I’m willing now to defend the relevance of ‘gossip [what the targets always call ‘muck-raking’ in elections, though I try to play the ball not the man myself. Wishart’s work is at least as important to the health of our political system as the more ‘elevated’ commentators, whether or not he gets some interpretation wrong. Though Nicky Hager’s latest work to me seems blatantly hypocritical, not just naive, he at least thinks important the question voters should be asking of the leading people in all parties – "are you honest, do you routinely lie to save yourself"? Clark’s reactions to John Campbell’s interviews over ‘Corngate’ were the most valuable information voters got during the 2005 election – yet the BSA punishd TV3 for eliciting them. Would the people have re-elected Clark or Peters if they’d been more focused on the questions underlying Hager’s strategy?]
I suspect the intuitive focus of the people on illustrative stories [instead of policy] could be more penetrating than the preoccupations of the intelligentsia, [as long as the media are prepared to expose inconsistencies in ‘stories’ – a recent (trivial) example being the American couple used as a typical kiwi family for the recent Labour flyer].
Would you object if I posted some of your comment on my blog. I’d like to see if there’s a reaction. It’ll be attributed if you agree, or otherwise just as the comment of a wise professor who’d attended a ‘cottage’ meeting.
Regards etc
My correspondent came back –
Stephen
I was vaguely aware of the psephology results from the Michigan studies which occurred while I was at Oxford in the 1960s, but was still startled by a lecture by Ralph Brooks – who you might remember from your student days – when he claimed that floating voters were less well informed about policy choices than voters who always supported the same party.

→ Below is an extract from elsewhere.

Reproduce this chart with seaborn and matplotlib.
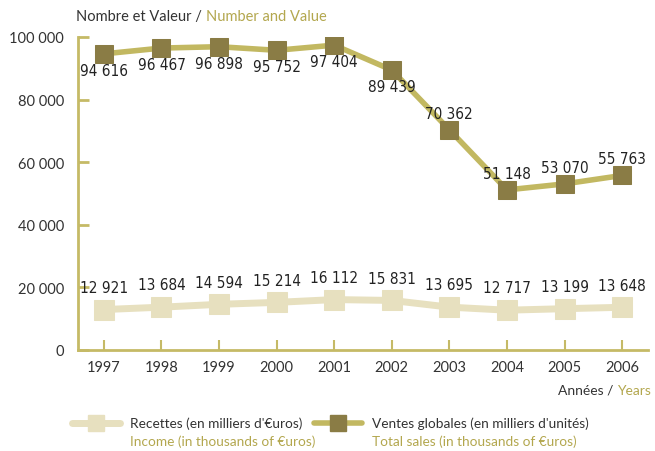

I nevertheless was still suitably humbled when I admired John Hewson’s [unsuccessful Aus liberal party leader] "Fightback" document for its honesty and transparency (although I did not necessarily agree with all its content) only for Donald Stokes, then at Princeton but the major figure in the Michigan studies, to say that it showed Hewson knew no political science and would be a long suicide note. He was right.
Yes, you can use what I wrote – what you choose – and attribute it.
Gary.
I thank you sincerely Professor Gary Hawke.
Character every time for me.
That’s why this time round it is so easy for the party vote.
The individual , that’s a different kettle of fish as I don’t know who’s running yet!
However in our vacuous (western) society people tend to use ability or their perception of ability to discriminate and make decisions on who to go for.
Women have been trained to do the same for marriage or partners by culture and media nowadays.
the so called courting period of old was to see out the Character in the man.